Brief = Without including any images, repeat the data exactly.

○ ○ ○ ○

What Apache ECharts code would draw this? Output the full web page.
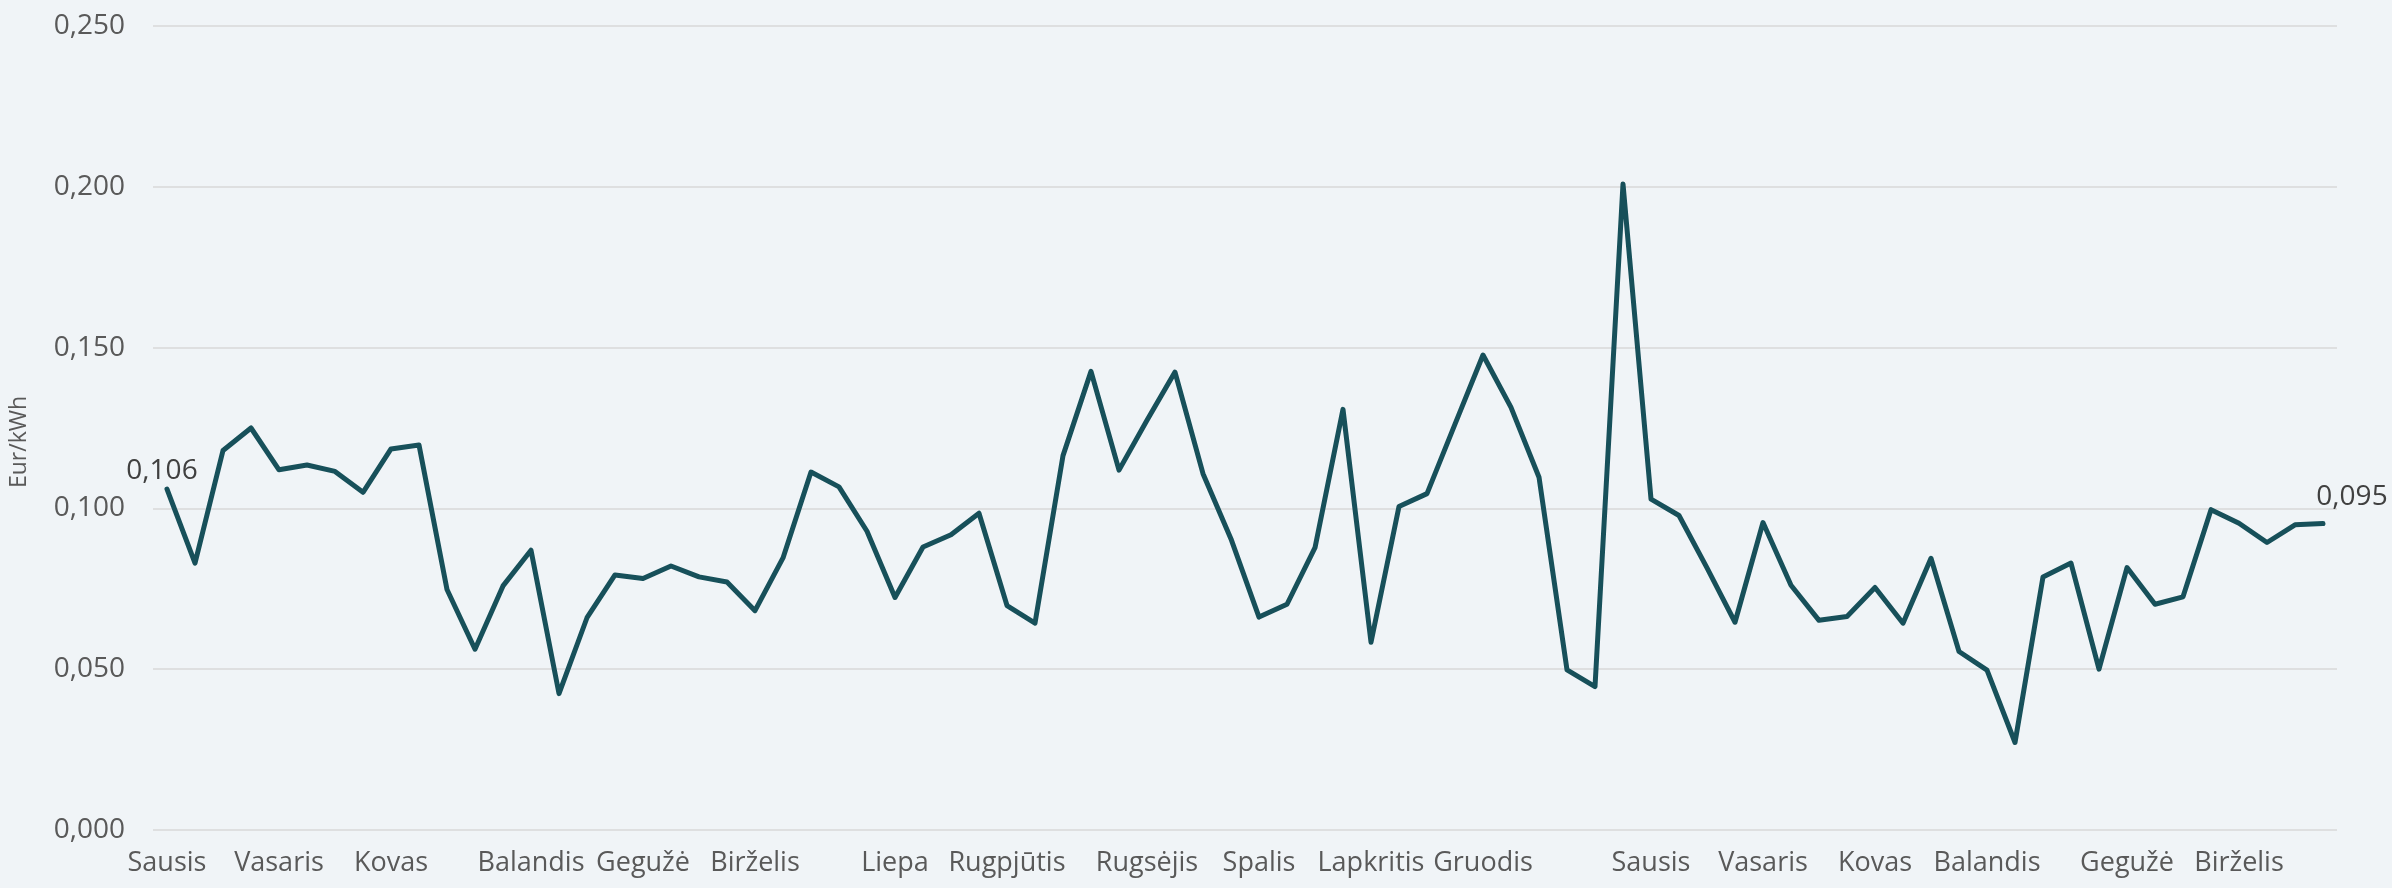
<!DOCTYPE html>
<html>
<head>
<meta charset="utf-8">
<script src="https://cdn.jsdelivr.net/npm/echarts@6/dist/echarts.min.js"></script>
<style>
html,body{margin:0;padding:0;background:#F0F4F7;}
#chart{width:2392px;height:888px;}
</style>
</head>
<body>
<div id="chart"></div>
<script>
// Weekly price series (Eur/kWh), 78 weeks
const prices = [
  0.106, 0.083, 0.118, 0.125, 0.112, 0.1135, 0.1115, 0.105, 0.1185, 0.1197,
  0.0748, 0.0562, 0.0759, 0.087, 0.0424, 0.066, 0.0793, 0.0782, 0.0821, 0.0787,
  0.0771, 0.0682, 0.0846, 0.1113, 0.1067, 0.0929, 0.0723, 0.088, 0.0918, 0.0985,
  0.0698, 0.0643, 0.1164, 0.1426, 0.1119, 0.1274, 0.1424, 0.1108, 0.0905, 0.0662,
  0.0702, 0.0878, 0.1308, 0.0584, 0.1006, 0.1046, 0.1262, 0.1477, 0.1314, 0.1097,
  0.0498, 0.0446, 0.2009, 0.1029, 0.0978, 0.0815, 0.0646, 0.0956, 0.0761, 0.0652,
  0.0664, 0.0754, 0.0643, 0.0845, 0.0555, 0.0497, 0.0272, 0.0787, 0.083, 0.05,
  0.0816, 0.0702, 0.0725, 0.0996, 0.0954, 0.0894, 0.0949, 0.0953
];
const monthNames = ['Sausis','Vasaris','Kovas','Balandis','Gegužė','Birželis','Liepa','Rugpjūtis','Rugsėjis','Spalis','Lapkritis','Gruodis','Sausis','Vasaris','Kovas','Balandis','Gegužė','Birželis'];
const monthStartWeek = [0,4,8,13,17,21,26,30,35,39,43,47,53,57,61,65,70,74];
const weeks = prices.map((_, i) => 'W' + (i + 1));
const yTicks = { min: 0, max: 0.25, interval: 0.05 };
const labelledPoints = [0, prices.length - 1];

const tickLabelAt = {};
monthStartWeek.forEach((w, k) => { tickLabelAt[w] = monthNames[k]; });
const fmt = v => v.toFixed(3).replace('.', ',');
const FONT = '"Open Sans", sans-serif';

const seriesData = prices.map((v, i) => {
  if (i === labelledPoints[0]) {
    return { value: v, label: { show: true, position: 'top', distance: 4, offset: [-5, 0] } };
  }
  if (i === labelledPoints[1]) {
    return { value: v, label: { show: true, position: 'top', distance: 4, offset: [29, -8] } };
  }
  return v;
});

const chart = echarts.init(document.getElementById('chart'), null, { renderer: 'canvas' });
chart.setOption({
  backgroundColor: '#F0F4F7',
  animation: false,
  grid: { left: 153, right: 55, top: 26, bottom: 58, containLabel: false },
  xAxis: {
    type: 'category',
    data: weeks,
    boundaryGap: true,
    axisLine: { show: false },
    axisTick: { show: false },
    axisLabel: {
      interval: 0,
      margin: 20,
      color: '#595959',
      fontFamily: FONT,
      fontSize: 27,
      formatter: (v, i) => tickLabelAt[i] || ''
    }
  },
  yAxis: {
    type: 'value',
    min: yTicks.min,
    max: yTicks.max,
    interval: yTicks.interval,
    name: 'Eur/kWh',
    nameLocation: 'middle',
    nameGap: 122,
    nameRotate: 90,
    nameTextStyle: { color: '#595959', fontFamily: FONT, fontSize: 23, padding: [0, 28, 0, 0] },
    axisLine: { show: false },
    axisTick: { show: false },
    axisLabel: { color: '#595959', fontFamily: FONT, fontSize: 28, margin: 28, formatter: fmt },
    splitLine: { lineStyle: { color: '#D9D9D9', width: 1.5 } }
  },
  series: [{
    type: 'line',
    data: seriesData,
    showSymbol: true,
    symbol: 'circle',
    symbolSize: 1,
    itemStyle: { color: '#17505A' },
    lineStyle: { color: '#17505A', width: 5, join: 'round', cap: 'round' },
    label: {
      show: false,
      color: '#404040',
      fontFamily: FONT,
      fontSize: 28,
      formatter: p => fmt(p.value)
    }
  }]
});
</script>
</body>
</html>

○ ○ ○ ○

Completed task =
What Apache ECharts code would draw this? Output the full web page.
<!DOCTYPE html>
<html>
<head>
<meta charset="utf-8">
<script src="https://cdn.jsdelivr.net/npm/echarts@6/dist/echarts.min.js"></script>
<style>
html,body{margin:0;padding:0;background:#F0F4F7;}
#chart{width:2392px;height:888px;}
</style>
</head>
<body>
<div id="chart"></div>
<script>
// Weekly price series (Eur/kWh), 78 weeks
const prices = [
  0.106, 0.083, 0.118, 0.125, 0.112, 0.1135, 0.1115, 0.105, 0.1185, 0.1197,
  0.0748, 0.0562, 0.0759, 0.087, 0.0424, 0.066, 0.0793, 0.0782, 0.0821, 0.0787,
  0.0771, 0.0682, 0.0846, 0.1113, 0.1067, 0.0929, 0.0723, 0.088, 0.0918, 0.0985,
  0.0698, 0.0643, 0.1164, 0.1426, 0.1119, 0.1274, 0.1424, 0.1108, 0.0905, 0.0662,
  0.0702, 0.0878, 0.1308, 0.0584, 0.1006, 0.1046, 0.1262, 0.1477, 0.1314, 0.1097,
  0.0498, 0.0446, 0.2009, 0.1029, 0.0978, 0.0815, 0.0646, 0.0956, 0.0761, 0.0652,
  0.0664, 0.0754, 0.0643, 0.0845, 0.0555, 0.0497, 0.0272, 0.0787, 0.083, 0.05,
  0.0816, 0.0702, 0.0725, 0.0996, 0.0954, 0.0894, 0.0949, 0.0953
];
const monthNames = ['Sausis','Vasaris','Kovas','Balandis','Gegužė','Birželis','Liepa','Rugpjūtis','Rugsėjis','Spalis','Lapkritis','Gruodis','Sausis','Vasaris','Kovas','Balandis','Gegužė','Birželis'];
const monthStartWeek = [0,4,8,13,17,21,26,30,35,39,43,47,53,57,61,65,70,74];
const weeks = prices.map((_, i) => 'W' + (i + 1));
const yTicks = { min: 0, max: 0.25, interval: 0.05 };
const labelledPoints = [0, prices.length - 1];

const tickLabelAt = {};
monthStartWeek.forEach((w, k) => { tickLabelAt[w] = monthNames[k]; });
const fmt = v => v.toFixed(3).replace('.', ',');
const FONT = '"Open Sans", sans-serif';

const seriesData = prices.map((v, i) => {
  if (i === labelledPoints[0]) {
    return { value: v, label: { show: true, position: 'top', distance: 4, offset: [-5, 0] } };
  }
  if (i === labelledPoints[1]) {
    return { value: v, label: { show: true, position: 'top', distance: 4, offset: [29, -8] } };
  }
  return v;
});

const chart = echarts.init(document.getElementById('chart'), null, { renderer: 'canvas' });
chart.setOption({
  backgroundColor: '#F0F4F7',
  animation: false,
  grid: { left: 153, right: 55, top: 26, bottom: 58, containLabel: false },
  xAxis: {
    type: 'category',
    data: weeks,
    boundaryGap: true,
    axisLine: { show: false },
    axisTick: { show: false },
    axisLabel: {
      interval: 0,
      margin: 20,
      color: '#595959',
      fontFamily: FONT,
      fontSize: 27,
      formatter: (v, i) => tickLabelAt[i] || ''
    }
  },
  yAxis: {
    type: 'value',
    min: yTicks.min,
    max: yTicks.max,
    interval: yTicks.interval,
    name: 'Eur/kWh',
    nameLocation: 'middle',
    nameGap: 122,
    nameRotate: 90,
    nameTextStyle: { color: '#595959', fontFamily: FONT, fontSize: 23, padding: [0, 28, 0, 0] },
    axisLine: { show: false },
    axisTick: { show: false },
    axisLabel: { color: '#595959', fontFamily: FONT, fontSize: 28, margin: 28, formatter: fmt },
    splitLine: { lineStyle: { color: '#D9D9D9', width: 1.5 } }
  },
  series: [{
    type: 'line',
    data: seriesData,
    showSymbol: true,
    symbol: 'circle',
    symbolSize: 1,
    itemStyle: { color: '#17505A' },
    lineStyle: { color: '#17505A', width: 5, join: 'round', cap: 'round' },
    label: {
      show: false,
      color: '#404040',
      fontFamily: FONT,
      fontSize: 28,
      formatter: p => fmt(p.value)
    }
  }]
});
</script>
</body>
</html>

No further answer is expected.